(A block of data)
..............................

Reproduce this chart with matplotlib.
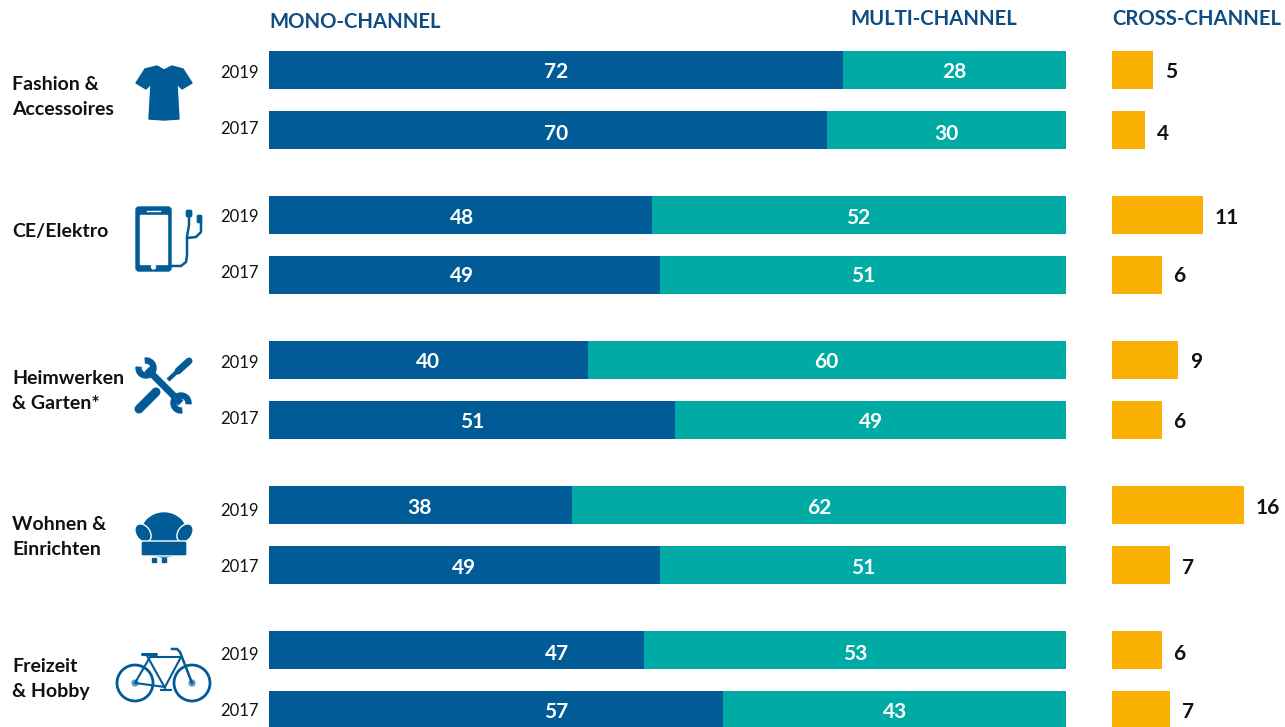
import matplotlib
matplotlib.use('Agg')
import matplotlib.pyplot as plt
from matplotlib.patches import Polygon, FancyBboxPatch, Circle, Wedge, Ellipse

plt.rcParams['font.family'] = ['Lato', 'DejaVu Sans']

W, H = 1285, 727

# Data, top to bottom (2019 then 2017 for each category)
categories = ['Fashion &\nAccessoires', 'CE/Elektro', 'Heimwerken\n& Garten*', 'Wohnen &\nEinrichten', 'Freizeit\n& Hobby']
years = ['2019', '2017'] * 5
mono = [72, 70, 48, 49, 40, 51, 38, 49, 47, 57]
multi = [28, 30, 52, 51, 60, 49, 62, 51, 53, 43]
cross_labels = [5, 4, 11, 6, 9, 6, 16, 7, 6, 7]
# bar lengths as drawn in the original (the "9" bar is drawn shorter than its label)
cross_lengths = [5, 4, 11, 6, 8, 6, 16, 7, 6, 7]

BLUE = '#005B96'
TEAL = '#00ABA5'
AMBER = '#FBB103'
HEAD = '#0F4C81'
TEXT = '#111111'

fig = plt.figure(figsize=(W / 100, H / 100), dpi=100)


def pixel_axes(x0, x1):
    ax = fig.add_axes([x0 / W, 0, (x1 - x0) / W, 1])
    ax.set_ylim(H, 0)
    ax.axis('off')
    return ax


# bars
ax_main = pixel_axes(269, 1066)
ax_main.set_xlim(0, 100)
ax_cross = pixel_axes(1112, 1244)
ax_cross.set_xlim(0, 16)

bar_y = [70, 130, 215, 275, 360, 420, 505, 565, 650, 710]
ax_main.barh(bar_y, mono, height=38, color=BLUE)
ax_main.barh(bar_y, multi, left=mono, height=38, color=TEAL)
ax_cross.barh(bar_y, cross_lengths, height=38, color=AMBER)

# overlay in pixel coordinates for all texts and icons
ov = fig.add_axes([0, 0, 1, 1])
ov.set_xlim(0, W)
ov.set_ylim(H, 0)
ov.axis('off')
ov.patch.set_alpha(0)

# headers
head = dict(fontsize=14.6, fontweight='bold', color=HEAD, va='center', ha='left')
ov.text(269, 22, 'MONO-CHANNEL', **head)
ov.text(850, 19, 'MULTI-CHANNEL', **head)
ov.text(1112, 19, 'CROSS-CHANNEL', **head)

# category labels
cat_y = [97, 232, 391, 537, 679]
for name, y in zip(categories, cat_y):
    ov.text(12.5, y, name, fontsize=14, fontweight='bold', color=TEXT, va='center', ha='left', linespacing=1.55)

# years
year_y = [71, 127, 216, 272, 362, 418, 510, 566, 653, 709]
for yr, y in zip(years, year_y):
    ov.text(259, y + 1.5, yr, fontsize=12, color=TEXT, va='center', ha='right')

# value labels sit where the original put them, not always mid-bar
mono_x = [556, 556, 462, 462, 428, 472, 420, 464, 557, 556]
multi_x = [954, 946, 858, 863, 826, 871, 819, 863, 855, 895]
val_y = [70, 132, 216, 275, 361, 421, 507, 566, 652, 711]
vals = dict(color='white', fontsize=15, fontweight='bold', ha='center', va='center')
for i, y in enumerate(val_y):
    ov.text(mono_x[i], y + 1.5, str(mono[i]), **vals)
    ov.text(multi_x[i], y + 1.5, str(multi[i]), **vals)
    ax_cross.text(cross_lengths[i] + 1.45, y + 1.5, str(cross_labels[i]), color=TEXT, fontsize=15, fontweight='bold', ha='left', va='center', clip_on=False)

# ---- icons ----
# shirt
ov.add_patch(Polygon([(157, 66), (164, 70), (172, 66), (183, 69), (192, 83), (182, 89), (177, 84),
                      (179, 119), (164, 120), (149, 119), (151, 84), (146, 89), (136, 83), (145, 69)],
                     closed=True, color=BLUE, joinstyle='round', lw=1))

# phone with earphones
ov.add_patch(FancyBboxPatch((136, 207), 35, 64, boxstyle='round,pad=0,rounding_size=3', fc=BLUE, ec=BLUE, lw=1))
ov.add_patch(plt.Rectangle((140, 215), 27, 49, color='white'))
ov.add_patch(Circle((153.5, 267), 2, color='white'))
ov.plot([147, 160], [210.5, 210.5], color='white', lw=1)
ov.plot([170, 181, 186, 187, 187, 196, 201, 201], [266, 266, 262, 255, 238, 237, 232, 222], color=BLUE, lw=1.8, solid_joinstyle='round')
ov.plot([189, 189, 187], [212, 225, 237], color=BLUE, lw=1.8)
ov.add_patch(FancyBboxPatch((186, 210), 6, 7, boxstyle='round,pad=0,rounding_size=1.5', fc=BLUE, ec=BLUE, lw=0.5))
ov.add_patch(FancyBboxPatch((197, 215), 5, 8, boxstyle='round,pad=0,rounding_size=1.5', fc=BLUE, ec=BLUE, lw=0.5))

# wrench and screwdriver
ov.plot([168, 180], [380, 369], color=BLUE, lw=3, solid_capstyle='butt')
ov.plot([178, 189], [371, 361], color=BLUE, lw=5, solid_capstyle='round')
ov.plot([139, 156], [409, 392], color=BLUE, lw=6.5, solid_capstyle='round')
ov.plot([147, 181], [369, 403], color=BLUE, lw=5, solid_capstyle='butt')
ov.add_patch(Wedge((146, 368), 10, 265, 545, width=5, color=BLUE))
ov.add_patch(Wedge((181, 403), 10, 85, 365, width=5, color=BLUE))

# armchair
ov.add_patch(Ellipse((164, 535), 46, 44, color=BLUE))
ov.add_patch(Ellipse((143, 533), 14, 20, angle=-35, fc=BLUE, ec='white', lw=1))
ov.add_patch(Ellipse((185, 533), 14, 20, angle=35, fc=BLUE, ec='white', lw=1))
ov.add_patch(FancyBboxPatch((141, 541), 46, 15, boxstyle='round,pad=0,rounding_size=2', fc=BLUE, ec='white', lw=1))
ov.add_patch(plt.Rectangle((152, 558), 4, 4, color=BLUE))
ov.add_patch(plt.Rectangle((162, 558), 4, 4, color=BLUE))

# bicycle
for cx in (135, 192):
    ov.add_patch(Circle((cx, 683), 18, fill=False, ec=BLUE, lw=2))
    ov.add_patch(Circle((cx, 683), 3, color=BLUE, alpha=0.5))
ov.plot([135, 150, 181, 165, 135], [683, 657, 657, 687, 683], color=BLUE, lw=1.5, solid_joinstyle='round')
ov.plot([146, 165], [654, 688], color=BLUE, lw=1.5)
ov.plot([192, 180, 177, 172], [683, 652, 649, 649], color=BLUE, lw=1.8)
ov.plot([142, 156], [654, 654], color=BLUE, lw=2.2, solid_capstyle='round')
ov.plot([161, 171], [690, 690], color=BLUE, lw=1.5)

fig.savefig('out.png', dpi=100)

..............................

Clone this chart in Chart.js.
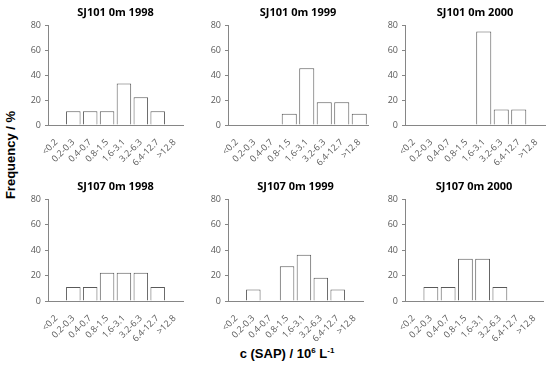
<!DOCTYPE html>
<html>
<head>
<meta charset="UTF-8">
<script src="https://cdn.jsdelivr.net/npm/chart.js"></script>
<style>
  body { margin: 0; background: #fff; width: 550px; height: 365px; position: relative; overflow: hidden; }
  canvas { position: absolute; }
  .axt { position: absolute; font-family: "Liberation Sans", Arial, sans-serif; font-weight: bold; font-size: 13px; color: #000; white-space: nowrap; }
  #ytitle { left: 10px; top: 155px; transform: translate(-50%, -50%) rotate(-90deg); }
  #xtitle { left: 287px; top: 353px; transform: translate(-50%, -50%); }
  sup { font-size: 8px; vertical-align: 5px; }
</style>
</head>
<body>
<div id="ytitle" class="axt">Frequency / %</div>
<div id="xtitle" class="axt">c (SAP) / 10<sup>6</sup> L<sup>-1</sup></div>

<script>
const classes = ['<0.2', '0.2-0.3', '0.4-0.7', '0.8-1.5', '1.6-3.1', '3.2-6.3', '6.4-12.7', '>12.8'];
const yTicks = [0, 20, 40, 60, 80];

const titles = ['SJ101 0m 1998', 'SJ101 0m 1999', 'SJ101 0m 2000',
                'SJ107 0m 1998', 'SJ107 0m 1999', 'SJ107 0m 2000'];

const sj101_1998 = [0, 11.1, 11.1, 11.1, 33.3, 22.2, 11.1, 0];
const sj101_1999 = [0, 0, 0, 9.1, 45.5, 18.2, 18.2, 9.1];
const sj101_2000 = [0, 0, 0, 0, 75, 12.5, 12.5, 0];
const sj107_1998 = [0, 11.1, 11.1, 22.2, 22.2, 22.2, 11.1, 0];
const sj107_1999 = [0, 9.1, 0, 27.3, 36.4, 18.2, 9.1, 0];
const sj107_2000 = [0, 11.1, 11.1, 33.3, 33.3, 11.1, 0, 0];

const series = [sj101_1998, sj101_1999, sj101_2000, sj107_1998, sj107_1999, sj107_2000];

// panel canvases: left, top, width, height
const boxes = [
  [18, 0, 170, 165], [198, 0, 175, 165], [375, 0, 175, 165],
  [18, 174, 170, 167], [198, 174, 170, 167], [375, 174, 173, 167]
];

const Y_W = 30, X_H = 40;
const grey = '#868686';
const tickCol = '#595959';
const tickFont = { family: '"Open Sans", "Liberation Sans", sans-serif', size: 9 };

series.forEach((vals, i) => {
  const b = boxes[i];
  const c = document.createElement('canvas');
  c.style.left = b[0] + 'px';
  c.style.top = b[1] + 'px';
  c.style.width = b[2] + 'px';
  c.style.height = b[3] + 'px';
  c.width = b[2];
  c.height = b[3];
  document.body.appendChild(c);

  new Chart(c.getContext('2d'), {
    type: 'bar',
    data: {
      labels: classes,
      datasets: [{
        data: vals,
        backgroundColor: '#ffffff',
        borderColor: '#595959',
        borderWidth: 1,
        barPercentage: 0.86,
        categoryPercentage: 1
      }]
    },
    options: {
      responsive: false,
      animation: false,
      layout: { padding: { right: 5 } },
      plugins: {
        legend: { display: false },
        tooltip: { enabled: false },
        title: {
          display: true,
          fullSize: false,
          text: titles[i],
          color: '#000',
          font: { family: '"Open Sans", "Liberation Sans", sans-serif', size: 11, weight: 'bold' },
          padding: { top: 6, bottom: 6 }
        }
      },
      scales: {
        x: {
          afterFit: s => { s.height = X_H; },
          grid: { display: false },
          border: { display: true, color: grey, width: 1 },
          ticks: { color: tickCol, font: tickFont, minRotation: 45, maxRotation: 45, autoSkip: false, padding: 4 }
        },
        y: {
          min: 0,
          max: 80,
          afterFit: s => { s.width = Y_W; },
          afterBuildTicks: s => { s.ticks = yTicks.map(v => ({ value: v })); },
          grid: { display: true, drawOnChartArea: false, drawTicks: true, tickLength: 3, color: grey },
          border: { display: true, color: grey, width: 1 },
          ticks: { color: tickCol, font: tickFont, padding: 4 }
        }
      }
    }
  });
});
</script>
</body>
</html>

..............................

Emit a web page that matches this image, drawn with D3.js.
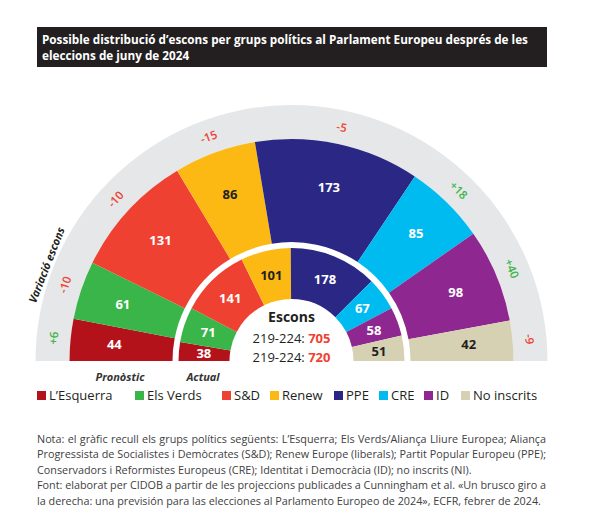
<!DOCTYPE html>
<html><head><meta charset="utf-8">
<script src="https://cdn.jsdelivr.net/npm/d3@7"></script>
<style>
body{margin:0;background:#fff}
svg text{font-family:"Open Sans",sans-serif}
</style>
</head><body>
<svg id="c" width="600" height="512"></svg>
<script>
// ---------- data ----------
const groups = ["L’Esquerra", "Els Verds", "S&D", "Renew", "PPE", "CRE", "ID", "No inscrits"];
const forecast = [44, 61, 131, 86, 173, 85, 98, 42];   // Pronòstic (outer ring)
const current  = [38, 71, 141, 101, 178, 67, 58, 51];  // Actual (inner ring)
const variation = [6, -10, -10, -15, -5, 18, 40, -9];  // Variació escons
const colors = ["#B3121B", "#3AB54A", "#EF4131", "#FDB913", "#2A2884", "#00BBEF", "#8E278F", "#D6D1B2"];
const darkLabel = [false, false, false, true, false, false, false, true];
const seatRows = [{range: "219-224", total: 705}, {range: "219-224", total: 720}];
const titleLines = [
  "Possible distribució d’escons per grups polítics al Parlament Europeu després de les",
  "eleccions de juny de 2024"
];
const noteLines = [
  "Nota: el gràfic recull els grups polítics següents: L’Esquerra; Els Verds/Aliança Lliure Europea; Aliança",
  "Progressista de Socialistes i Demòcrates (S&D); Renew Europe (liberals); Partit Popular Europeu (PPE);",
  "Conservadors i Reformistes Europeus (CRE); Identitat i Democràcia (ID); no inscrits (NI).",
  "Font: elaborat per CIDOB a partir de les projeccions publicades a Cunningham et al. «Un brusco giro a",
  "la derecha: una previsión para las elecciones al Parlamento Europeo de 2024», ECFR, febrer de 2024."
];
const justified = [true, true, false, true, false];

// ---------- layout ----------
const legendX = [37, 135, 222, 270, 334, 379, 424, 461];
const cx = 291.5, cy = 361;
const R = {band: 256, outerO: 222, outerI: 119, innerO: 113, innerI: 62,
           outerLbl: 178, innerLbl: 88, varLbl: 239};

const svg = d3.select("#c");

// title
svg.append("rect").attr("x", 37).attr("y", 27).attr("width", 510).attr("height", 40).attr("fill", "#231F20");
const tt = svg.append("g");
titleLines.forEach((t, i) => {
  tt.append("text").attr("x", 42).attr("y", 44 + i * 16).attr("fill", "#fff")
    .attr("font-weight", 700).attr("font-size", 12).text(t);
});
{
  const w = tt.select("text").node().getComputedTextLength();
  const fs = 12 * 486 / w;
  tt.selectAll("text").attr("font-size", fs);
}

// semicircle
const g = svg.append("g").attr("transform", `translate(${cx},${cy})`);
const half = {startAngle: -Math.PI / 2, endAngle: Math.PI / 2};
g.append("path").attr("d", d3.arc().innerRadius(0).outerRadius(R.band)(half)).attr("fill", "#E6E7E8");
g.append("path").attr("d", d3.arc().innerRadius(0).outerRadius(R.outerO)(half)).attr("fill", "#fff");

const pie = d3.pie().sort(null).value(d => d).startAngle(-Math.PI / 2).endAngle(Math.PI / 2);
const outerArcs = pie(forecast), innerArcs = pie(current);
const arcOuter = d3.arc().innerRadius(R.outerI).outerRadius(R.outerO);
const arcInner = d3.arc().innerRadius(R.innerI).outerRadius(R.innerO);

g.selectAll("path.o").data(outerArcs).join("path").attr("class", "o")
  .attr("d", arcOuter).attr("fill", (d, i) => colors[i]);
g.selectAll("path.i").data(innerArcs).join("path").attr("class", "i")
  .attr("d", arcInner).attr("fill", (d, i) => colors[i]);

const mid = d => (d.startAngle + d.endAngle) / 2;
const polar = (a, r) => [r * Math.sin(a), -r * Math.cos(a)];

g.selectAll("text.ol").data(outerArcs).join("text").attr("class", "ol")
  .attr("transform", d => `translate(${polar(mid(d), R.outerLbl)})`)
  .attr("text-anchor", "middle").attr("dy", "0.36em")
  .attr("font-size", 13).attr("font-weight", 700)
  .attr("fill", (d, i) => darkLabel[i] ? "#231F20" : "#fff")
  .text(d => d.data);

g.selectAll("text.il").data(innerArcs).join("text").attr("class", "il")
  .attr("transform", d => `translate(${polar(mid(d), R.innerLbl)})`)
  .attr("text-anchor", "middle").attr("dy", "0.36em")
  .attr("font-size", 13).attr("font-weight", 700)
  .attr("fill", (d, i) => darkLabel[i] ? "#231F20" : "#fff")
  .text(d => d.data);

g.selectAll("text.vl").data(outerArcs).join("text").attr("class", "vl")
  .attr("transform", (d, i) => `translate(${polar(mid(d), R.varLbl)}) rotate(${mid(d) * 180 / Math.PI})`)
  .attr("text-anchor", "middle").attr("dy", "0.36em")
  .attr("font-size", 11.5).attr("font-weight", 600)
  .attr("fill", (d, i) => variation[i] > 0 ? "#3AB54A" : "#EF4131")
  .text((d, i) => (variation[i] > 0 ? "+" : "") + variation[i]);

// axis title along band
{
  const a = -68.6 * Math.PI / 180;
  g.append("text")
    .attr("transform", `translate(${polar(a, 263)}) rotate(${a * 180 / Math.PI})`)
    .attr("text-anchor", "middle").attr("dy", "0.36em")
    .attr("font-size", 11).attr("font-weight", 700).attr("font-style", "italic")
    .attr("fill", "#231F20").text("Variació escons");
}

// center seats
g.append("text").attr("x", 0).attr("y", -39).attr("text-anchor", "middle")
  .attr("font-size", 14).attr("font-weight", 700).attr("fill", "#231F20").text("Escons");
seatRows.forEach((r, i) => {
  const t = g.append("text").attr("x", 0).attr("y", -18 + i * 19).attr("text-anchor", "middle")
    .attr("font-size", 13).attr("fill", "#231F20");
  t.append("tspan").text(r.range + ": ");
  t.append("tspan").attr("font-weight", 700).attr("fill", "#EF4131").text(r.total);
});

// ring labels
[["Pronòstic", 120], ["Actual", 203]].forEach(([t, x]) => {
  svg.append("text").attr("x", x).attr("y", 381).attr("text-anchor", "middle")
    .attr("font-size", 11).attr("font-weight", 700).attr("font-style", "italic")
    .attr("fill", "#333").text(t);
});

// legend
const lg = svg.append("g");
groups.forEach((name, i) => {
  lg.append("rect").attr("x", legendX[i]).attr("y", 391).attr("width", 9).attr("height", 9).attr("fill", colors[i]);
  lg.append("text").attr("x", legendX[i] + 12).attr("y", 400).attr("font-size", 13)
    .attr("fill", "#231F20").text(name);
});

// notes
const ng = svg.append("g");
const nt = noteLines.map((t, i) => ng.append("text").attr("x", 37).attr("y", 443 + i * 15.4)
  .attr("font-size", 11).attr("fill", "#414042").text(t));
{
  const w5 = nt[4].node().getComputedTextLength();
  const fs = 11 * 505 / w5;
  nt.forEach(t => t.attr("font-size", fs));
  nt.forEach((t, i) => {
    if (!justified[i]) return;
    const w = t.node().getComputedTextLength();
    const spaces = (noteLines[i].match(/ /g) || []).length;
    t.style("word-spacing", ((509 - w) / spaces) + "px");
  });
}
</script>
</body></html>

..............................

> _STATED GOAL_:
From the entries above, copy exactly the lines starting at the one with "Reproduce this chart with matplotlib." and stopping at the one with "ov.text(259, y +", keeping both ends. Drop the pictures.

> _RESPONSE_:
Reproduce this chart with matplotlib.
import matplotlib
matplotlib.use('Agg')
import matplotlib.pyplot as plt
from matplotlib.patches import Polygon, FancyBboxPatch, Circle, Wedge, Ellipse

plt.rcParams['font.family'] = ['Lato', 'DejaVu Sans']

W, H = 1285, 727

# Data, top to bottom (2019 then 2017 for each category)
categories = ['Fashion &\nAccessoires', 'CE/Elektro', 'Heimwerken\n& Garten*', 'Wohnen &\nEinrichten', 'Freizeit\n& Hobby']
years = ['2019', '2017'] * 5
mono = [72, 70, 48, 49, 40, 51, 38, 49, 47, 57]
multi = [28, 30, 52, 51, 60, 49, 62, 51, 53, 43]
cross_labels = [5, 4, 11, 6, 9, 6, 16, 7, 6, 7]
# bar lengths as drawn in the original (the "9" bar is drawn shorter than its label)
cross_lengths = [5, 4, 11, 6, 8, 6, 16, 7, 6, 7]

BLUE = '#005B96'
TEAL = '#00ABA5'
AMBER = '#FBB103'
HEAD = '#0F4C81'
TEXT = '#111111'

fig = plt.figure(figsize=(W / 100, H / 100), dpi=100)


def pixel_axes(x0, x1):
    ax = fig.add_axes([x0 / W, 0, (x1 - x0) / W, 1])
    ax.set_ylim(H, 0)
    ax.axis('off')
    return ax


# bars
ax_main = pixel_axes(269, 1066)
ax_main.set_xlim(0, 100)
ax_cross = pixel_axes(1112, 1244)
ax_cross.set_xlim(0, 16)

bar_y = [70, 130, 215, 275, 360, 420, 505, 565, 650, 710]
ax_main.barh(bar_y, mono, height=38, color=BLUE)
ax_main.barh(bar_y, multi, left=mono, height=38, color=TEAL)
ax_cross.barh(bar_y, cross_lengths, height=38, color=AMBER)

# overlay in pixel coordinates for all texts and icons
ov = fig.add_axes([0, 0, 1, 1])
ov.set_xlim(0, W)
ov.set_ylim(H, 0)
ov.axis('off')
ov.patch.set_alpha(0)

# headers
head = dict(fontsize=14.6, fontweight='bold', color=HEAD, va='center', ha='left')
ov.text(269, 22, 'MONO-CHANNEL', **head)
ov.text(850, 19, 'MULTI-CHANNEL', **head)
ov.text(1112, 19, 'CROSS-CHANNEL', **head)

# category labels
cat_y = [97, 232, 391, 537, 679]
for name, y in zip(categories, cat_y):
    ov.text(12.5, y, name, fontsize=14, fontweight='bold', color=TEXT, va='center', ha='left', linespacing=1.55)

# years
year_y = [71, 127, 216, 272, 362, 418, 510, 566, 653, 709]
for yr, y in zip(years, year_y):
    ov.text(259, y + 1.5, yr, fontsize=12, color=TEXT, va='center', ha='right')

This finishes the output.